Each language should support the targets:
  - test to run all of its internal tests
  - gen-interop-data to generate test data files in 
build/test/interop/data/$lang
  - start-interop-daemon to start a daemon, recording the port in 
build/test/interop/daemons/$lang
  - doc to build its docs and install them in build/docs/$lang
  - package to post its generated release artifacts to build/release


> Each language Avro supports should be a separate package
> --------------------------------------------------------
>
>                 Key: AVRO-163
>                 URL: https://issues.apache.org/jira/browse/AVRO-163
>             Project: Avro
>          Issue Type: Improvement
>          Components: c, c++, java, python
>         Environment: We currently release Avro as a single monolithic tarball 
> with ant being used to build all the languages that Avro supports.
>            Reporter: Matt Massie
>            Assignee: Doug Cutting
>            Priority: Critical
>             Fix For: 1.3.0
>
>         Attachments: AVRO-163-cpp.patch, AVRO-163.patch, AVRO-163.patch
>
>   Original Estimate: 8h
>  Remaining Estimate: 8h
>
> *Build Issue*
> While ant is used for building Java projects, it is almost never used to 
> build python, c++ or c projects.  C and C++ projects are often managed using 
> autotools while Python uses setuptools.  Forcing these languages to use a 
> foreign build system ('ant') is suboptimal and will cause us headaches as we 
> move forward.
> *Release issue*
> Releasing a single monolithic package forces users of one language to 
> download binary and source for all languages.  For example, at this time the 
> Avro C distribution is only 384K in size (built using autotools 'make 
> distcheck' target).  People interested in using the C implementation would be 
> forced to download a large monolithic tarball (currently 3.8 MB) that 
> includes dozens of third-party jar files for the Java implementation.  

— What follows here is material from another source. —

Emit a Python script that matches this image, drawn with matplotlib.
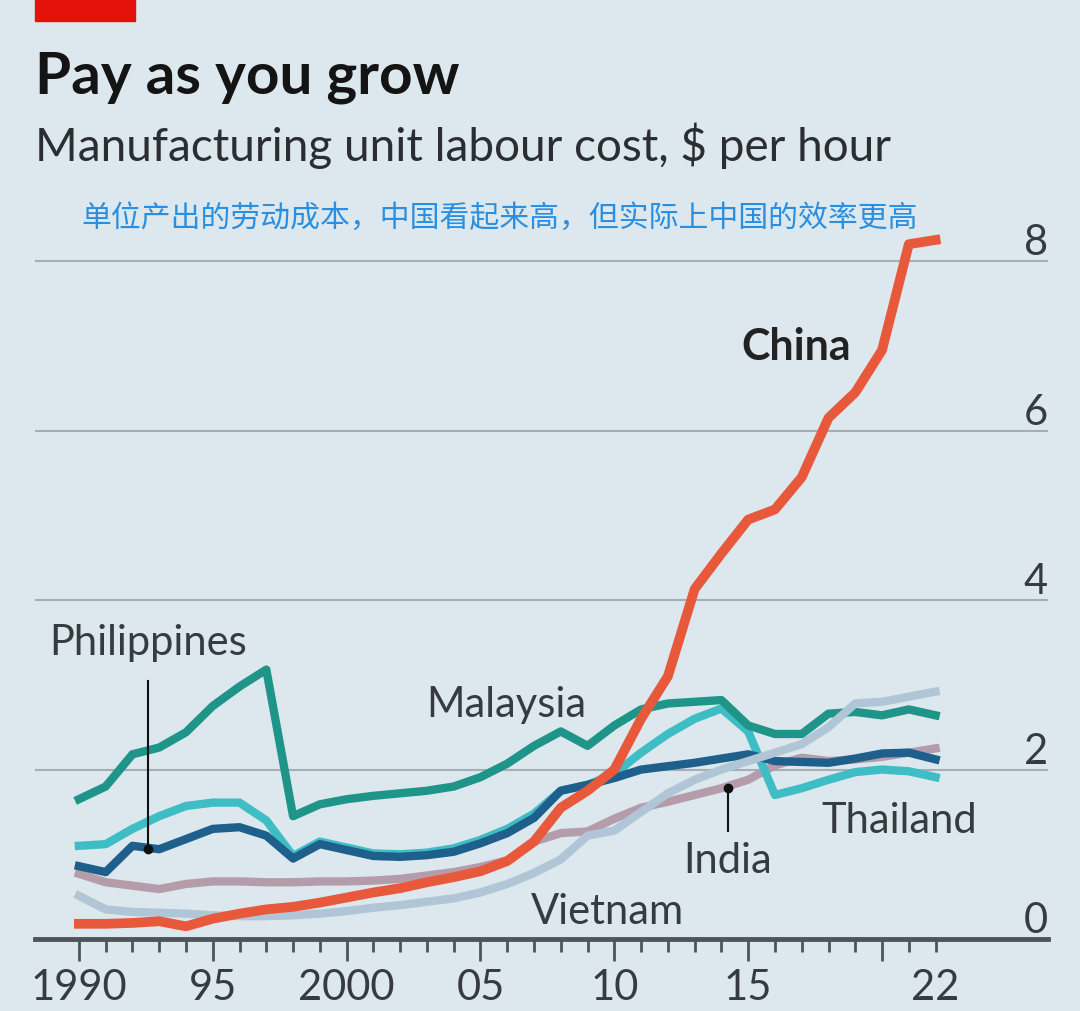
import numpy as np
import matplotlib
matplotlib.use("Agg")
import matplotlib.pyplot as plt
from matplotlib.patches import Rectangle

# data, $ per hour
years = np.arange(1990, 2023)
china = [0.18, 0.18, 0.19, 0.21, 0.15, 0.24, 0.30, 0.35, 0.38, 0.43,
         0.49, 0.55, 0.60, 0.67, 0.73, 0.80, 0.92, 1.15, 1.55, 1.75,
         2.00, 2.60, 3.10, 4.13, 4.55, 4.95, 5.07, 5.45, 6.15, 6.45,
         6.95, 8.20, 8.25]
malaysia = [1.65, 1.80, 2.18, 2.26, 2.44, 2.75, 2.98, 3.18, 1.45, 1.59,
            1.65, 1.69, 1.72, 1.75, 1.80, 1.91, 2.07, 2.28, 2.45, 2.28,
            2.52, 2.71, 2.78, 2.80, 2.82, 2.52, 2.42, 2.42, 2.66, 2.68,
            2.64, 2.71, 2.64]
thailand = [1.10, 1.12, 1.30, 1.45, 1.57, 1.61, 1.61, 1.40, 0.98, 1.15,
            1.08, 1.01, 1.00, 1.02, 1.07, 1.17, 1.30, 1.48, 1.75, 1.82,
            1.95, 2.20, 2.42, 2.60, 2.72, 2.45, 1.70, 1.78, 1.88, 1.97,
            2.00, 1.98, 1.91]
philippines = [0.86, 0.79, 1.10, 1.06, 1.18, 1.30, 1.32, 1.22, 0.95, 1.12,
               1.05, 0.98, 0.97, 0.99, 1.03, 1.13, 1.25, 1.43, 1.75, 1.82,
               1.90, 2.00, 2.04, 2.08, 2.13, 2.18, 2.10, 2.09, 2.08, 2.13,
               2.19, 2.20, 2.12]
india = [0.77, 0.67, 0.63, 0.59, 0.65, 0.68, 0.68, 0.67, 0.67, 0.68,
         0.68, 0.69, 0.71, 0.75, 0.79, 0.85, 0.93, 1.15, 1.25, 1.27,
         1.42, 1.55, 1.62, 1.70, 1.78, 1.88, 2.05, 2.14, 2.10, 2.12,
         2.15, 2.20, 2.25]
vietnam = [0.51, 0.35, 0.32, 0.31, 0.30, 0.28, 0.27, 0.27, 0.28, 0.30,
           0.33, 0.37, 0.40, 0.44, 0.48, 0.55, 0.65, 0.78, 0.94, 1.22,
           1.28, 1.50, 1.72, 1.88, 2.00, 2.10, 2.20, 2.30, 2.50, 2.78,
           2.80, 2.86, 2.92]

xtick_pos = [1990, 1995, 2000, 2005, 2010, 2015, 2020, 2022]
xtick_lab = ['1990', '95', '2000', '05', '10', '15', '', '22']
ytick_pos = [0, 2, 4, 6, 8]

bg = '#dce8ee'
txt = '#363b40'
plt.rcParams['font.family'] = ['Lato', 'DejaVu Sans']

fig = plt.figure(figsize=(10.8, 10.12), dpi=100, facecolor=bg)
ax = fig.add_axes([0.0324, 0.0711, 0.938, 0.731], facecolor=bg)

# series, back to front
ax.plot(years, india, color='#b59cab', lw=6, solid_joinstyle='round')
ax.plot(years, thailand, color='#3fbdc5', lw=6, solid_joinstyle='round')
ax.plot(years, philippines, color='#1e5f8c', lw=6, solid_joinstyle='round')
ax.plot(years, malaysia, color='#1f958a', lw=6, solid_joinstyle='round')
ax.plot(years, vietnam, color='#b0c6d6', lw=6, solid_joinstyle='round')
ax.plot(years, china, color='#e8583b', lw=7, solid_joinstyle='round')

ax.set_xlim(1988.36, 2026.2)
ax.set_ylim(0, 8.73)

for s in ['top', 'left', 'right']:
    ax.spines[s].set_visible(False)
ax.spines['bottom'].set_color('#4d555b')
ax.spines['bottom'].set_linewidth(3.5)
ax.spines['bottom'].set_zorder(5)

ax.set_yticks(ytick_pos)
ax.yaxis.tick_right()
ax.tick_params(axis='y', length=0, pad=0, labelsize=30, labelcolor=txt)
for lbl in ax.get_yticklabels():
    lbl.set_ha('right')
    lbl.set_va('bottom')
ax.grid(axis='y', color='#a4aeb4', lw=1.5, zorder=0)
ax.set_axisbelow(True)

ax.set_xticks(xtick_pos, labels=xtick_lab)
ax.set_xticks(years, minor=True)
ax.tick_params(axis='x', which='major', length=16, width=2, color='#4d555b',
               pad=5, labelsize=30, labelcolor=txt)
ax.tick_params(axis='x', which='minor', length=9.5, width=2, color='#4d555b')
ax.xaxis.get_major_ticks()[-1].tick1line.set_markersize(9.5)

# country labels
ax.text(2016.8, 7.0, 'China', fontsize=31, fontweight='bold', color='#222',
        ha='center', va='center')
ax.text(1992.6, 3.36, 'Philippines', fontsize=30, color=txt, ha='center', va='baseline')
ax.text(2005.97, 2.63, 'Malaysia', fontsize=30, color=txt, ha='center', va='baseline')
ax.text(2020.63, 1.26, 'Thailand', fontsize=30, color=txt, ha='center', va='baseline')
ax.text(2014.25, 0.79, 'India', fontsize=30, color=txt, ha='center', va='baseline')
ax.text(2009.74, 0.19, 'Vietnam', fontsize=30, color=txt, ha='center', va='baseline')

# pointers
ax.plot([1992.57, 1992.57], [3.04, 1.06], color='#111', lw=1.5, zorder=6)
ax.plot([1992.57], [1.06], 'o', color='#111', ms=6, zorder=6)
ax.plot([2014.25, 2014.25], [1.78, 1.27], color='#111', lw=1.5, zorder=6)
ax.plot([2014.25], [1.78], 'o', color='#111', ms=6, zorder=6)

# header
fig.patches.append(Rectangle((35 / 1080, 1 - 22 / 1012), 100 / 1080, 22 / 1012,
                             transform=fig.transFigure, color='#e3120b'))
fig.text(35 / 1080, 1 - 93 / 1012, 'Pay as you grow', fontsize=42,
         fontweight='bold', color='#141414', va='baseline')
fig.text(35 / 1080, 1 - 161 / 1012, 'Manufacturing unit labour cost, $ per hour',
         fontsize=33, color='#2a2e32', va='baseline')
fig.text(500 / 1080, 1 - 218 / 1012, '单位产出的劳动成本，中国看起来高，但实际上中国的效率更高',
         fontsize=21.5, color='#2a8fe0', ha='center', va='center',
         family=['Noto Sans CJK SC', 'DejaVu Sans'])

fig.savefig('out.png', dpi=100, facecolor=bg)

> Furthermore, C users would be forced to use 'ant' as the top-level build 
> tool.  This monolithic approach would also prevent us from submitting Avro 
> for inclusion in Linux distribution yum/apt repositories as RPM and Debian 
> packages.  It's important to allow C/C++ code to have a pristine release 
> tarball on which to base Debian and RPM packaging.
> *Solution*
> Create top-level directories: 'java', 'python', 'c++ ' , 'c', 'shared' and 
> 'release'.  Each language directory would contain the source for that 
> language and use the build system natural for that language, e.g. ant, 
> autotools, setuptools, gem, etc.  The 'shared' directory would have, for 
> example, common test schema and data files for interoperability testing 
> between each language.  A simple top-level bash script would call into each 
> language to build a release package, documentation, etc. into the 'release' 
> directory.  Each Avro release would then be compromised of package(s) for 
> each language Avro supports, e.g. avro-java-1.2.3.tar.gz, 
> pyavro-1.2.3.tar.gz, avro-c++-1.2.3.tar.gz and avro-c-1.2.3.tar.gz.  Later 
> on, we'll also likely have libavro-devel-1.2.3-1.x86_64.rpm too.